Persian is written everywhere, on posters and billboards and on the backs of cars, and although it is a common scene, I drink it in eagerly. I am not sure that I expected huddled groups of scary policemen and hoards of veiled women, or men giving me sleazy glances, but I am somewhat taken aback at the normalcy of it all, at the juxtaposition of my huge, momentous occasion with these perfectly ordinary people going about their routine day.

That night I fall asleep trying to get a sense of my feelings. Three days earlier I had written the word Iran in my journal and let my mind wander. I imagined brilliant red pomegranates, ripe and juicy, the smell of dill and cardamom and advieh (spices), picking out peste (pistachios) in a crowded supermarket and swirling the salty shells around in my mouth, the delicious smells of kabob mingling with gasoline in the streets, the visions of clogged traffic and little white Paykan cars from the 1960s, the drivers honking at each other and driving like maniacs, women in black chadors, little girls without them, men with dark skin and moustaches, pollution, the mosques with their turquoise domes, mullahs, tasting khoresht and pungent oranges, and strolling through beautifully manicured Persian gardens.

Less than a day after arriving I can already see to what extent these visions are realistic or sheer fantasy.

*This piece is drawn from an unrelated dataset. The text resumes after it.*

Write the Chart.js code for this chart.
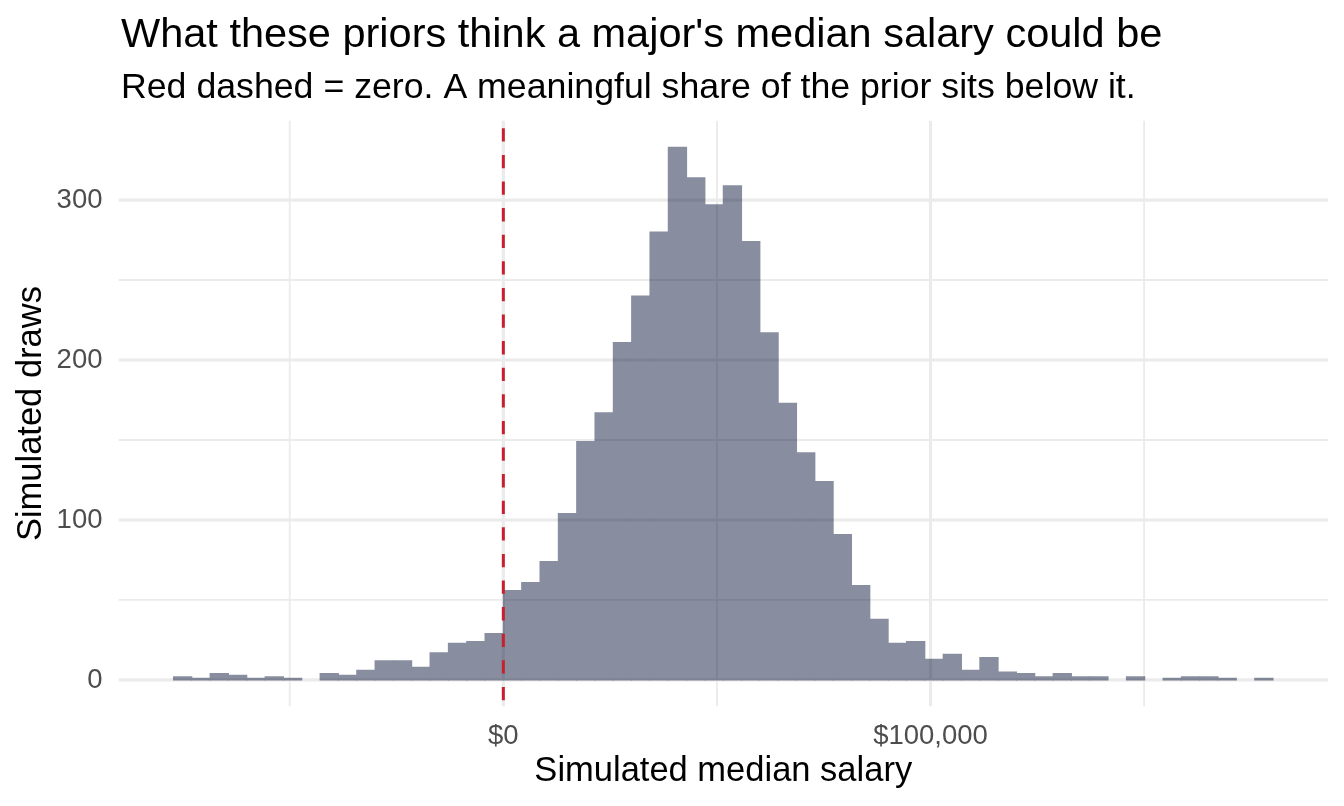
<!DOCTYPE html>
<html lang="en">
<head>
  <meta charset="UTF-8">
  <meta name="viewport" content="width=device-width, initial-scale=1.0">
  <title>Prior draws of median salary</title>
  <style>
    html, body { margin: 0; padding: 0; background: #ffffff; }
    canvas { display: block; }
  </style>
</head>
<body>
  <canvas id="histChart" width="1344" height="806"></canvas>

  <script src="https://cdn.jsdelivr.net/npm/chart.js"></script>
  <script>
    // histogram bins (60 of them), one edge sits on $0
    const binWidth = 4290;
    const firstBinStart = -18 * binWidth;
    const counts = [
      2, 1, 4, 3, 1, 2, 1, 0, 4, 3, 6, 12, 12, 8, 17, 23, 24, 29,
      56, 61, 74, 104, 149, 167, 211, 240, 280, 333, 314, 297, 309, 274, 217, 173,
      142, 124, 91, 59, 38, 23, 24, 13, 16, 6, 14, 5, 4, 2, 4, 2, 2, 0,
      2, 0, 1, 2, 2, 1, 0, 1
    ];

    const xTicks = [-50000, 0, 50000, 100000, 150000];
    const xLabelled = [0, 100000];
    const yTicks = [0, 50, 100, 150, 200, 250, 300];
    const yLabelled = [0, 100, 200, 300];
    const xRange = [-90090, 193050];
    const yRange = [-16.65, 349.65];
    const zeroLine = 0;

    const titleText = "What these priors think a major's median salary could be";
    const subtitleText = 'Red dashed = zero. A meaningful share of the prior sits below it.';

    const FONT = '"Liberation Sans", Arial, Helvetica, sans-serif';

    const binCenters = counts.map((_, i) => firstBinStart + (i + 0.5) * binWidth);
    // empty bins draw nothing
    const points = counts.map((c, i) => ({ x: binCenters[i], y: c === 0 ? null : c }));

    const headerPlugin = {
      id: 'header',
      afterDraw(chart) {
        const ctx = chart.ctx;
        ctx.save();
        ctx.fillStyle = '#000000';
        ctx.textAlign = 'left';
        ctx.textBaseline = 'alphabetic';
        ctx.font = '41.5px ' + FONT;
        ctx.fillText(titleText, 121, 46.7);
        ctx.font = '35.7px ' + FONT;
        ctx.fillText(subtitleText, 121, 97.7);
        ctx.restore();
      }
    };

    // grid goes on top of the (opaque) bars with multiply, so it shows through
    // like it does under a see-through fill, and bars don't get seams
    const gridPlugin = {
      id: 'gridOverlay',
      afterDatasetsDraw(chart) {
        const { ctx, chartArea: a, scales } = chart;
        ctx.save();
        ctx.beginPath();
        ctx.rect(a.left, a.top, a.right - a.left, a.bottom - a.top);
        ctx.clip();
        ctx.globalCompositeOperation = 'multiply';
        ctx.fillStyle = '#ebebeb';
        ctx.beginPath();
        xTicks.forEach(v => {
          const w = xLabelled.includes(v) ? 3.2 : 1.8;
          const px = scales.x.getPixelForValue(v);
          ctx.rect(px - w / 2, a.top, w, a.bottom - a.top);
        });
        yTicks.forEach(v => {
          const h = yLabelled.includes(v) ? 3.2 : 1.8;
          const py = scales.y.getPixelForValue(v);
          ctx.rect(a.left, py - h / 2, a.right - a.left, h);
        });
        ctx.fill('nonzero');
        ctx.restore();
      }
    };

    const zeroLinePlugin = {
      id: 'zeroLine',
      afterDatasetsDraw(chart) {
        const { ctx, chartArea, scales } = chart;
        const x = scales.x.getPixelForValue(zeroLine);
        ctx.save();
        ctx.strokeStyle = '#c9202f';
        ctx.lineWidth = 3;
        ctx.setLineDash([13.3, 13.3]);
        ctx.lineDashOffset = 18.9;
        ctx.beginPath();
        ctx.moveTo(x, chartArea.top);
        ctx.lineTo(x, chartArea.bottom);
        ctx.stroke();
        ctx.restore();
      }
    };

    const ctx = document.getElementById('histChart').getContext('2d');
    const chart = new Chart(ctx, {
      type: 'bar',
      data: {
        datasets: [{
          data: points,
          backgroundColor: '#888ea0',
          borderWidth: 0,
          inflateAmount: 0.5,
          barPercentage: 1,
          categoryPercentage: 1
        }]
      },
      options: {
        responsive: false,
        animation: false,
        events: [],
        layout: { padding: { left: 0, right: 16, top: 120.6, bottom: 0 } },
        plugins: {
          legend: { display: false },
          title: { display: false },
          tooltip: { enabled: false }
        },
        scales: {
          x: {
            type: 'linear',
            offset: false,
            min: xRange[0],
            max: xRange[1],
            afterBuildTicks: (scale) => { scale.ticks = xTicks.map(v => ({ value: v })); },
            afterFit: (scale) => { scale.height = 99.4; },
            border: { display: false },
            grid: { display: false, offset: false },
            ticks: {
              autoSkip: false,
              maxRotation: 0,
              padding: 5.5,
              color: '#4d4d4d',
              font: { family: FONT, size: 27.5 },
              callback: (v) => xLabelled.includes(v) ? '$' + v.toLocaleString('en-US') : ''
            },
            title: {
              display: true,
              text: 'Simulated median salary',
              color: '#000000',
              font: { family: FONT, size: 34.5, lineHeight: 1.2 },
              padding: { top: 0, bottom: 14.3 }
            }
          },
          y: {
            type: 'linear',
            min: yRange[0],
            max: yRange[1],
            afterBuildTicks: (scale) => { scale.ticks = yTicks.map(v => ({ value: v })); },
            afterFit: (scale) => { scale.width = 118.5; },
            border: { display: false },
            grid: { display: false },
            ticks: {
              autoSkip: false,
              padding: 8,
              color: '#4d4d4d',
              font: { family: FONT, size: 27.5 },
              callback: (v) => yLabelled.includes(v) ? String(v) : ''
            },
            title: {
              display: true,
              text: 'Simulated draws',
              color: '#000000',
              font: { family: FONT, size: 34.5, lineHeight: 1.2 },
              padding: { top: 10.5, bottom: 0 }
            }
          }
        }
      },
      plugins: [headerPlugin, gridPlugin, zeroLinePlugin]
    });
  </script>
</body>
</html>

Now, I have real, solid sensations to fall back on. When I think of a Tehran motorway, I feel the tingle of the pollution in my nostrils and the sting in my eyes, and I remember my fright as our family friend drives me home, her hands covered in black lacy gloves as she holds the wheel with one hand and curses at a driver with the other.

The mountains provide a stunning backdrop in the distance and the long boulevards in the north of the city are lined with towering plane trees. Men sell watermelon at the side of the road, the ripe fruit sliced open in the middle to show off the succulent red flesh, and we stop to buy one. “Make sure to give me a good one,” our family friend commands. “If it’s bad, I will return and show it to you.” The man laughs, “What bad?” he asks. “They are all good. But I will give you the best one.” And we continue on our way, in and out of halting traffic, me spending the entire car ride nervously holding onto my roosari for fear that it will slip off.

Just before falling asleep tonight, these impressions start to fade away, and my mind grows calm. I still cannot fathom that I am in Iran, sleeping in this bed where the sound of chirping birds will awake me in the morning. I wonder how long I will be here, if I will ever be able to live here, if I will dislike it so terribly that I will have to run away. But for now it is early days and these are questions with no answers. I let my mind empty and am left with the clear vision of the beautiful Alborz Mountains, snow capped in powder white, the peaks gentle and round. And slowly I feel the gap within me beginning to close.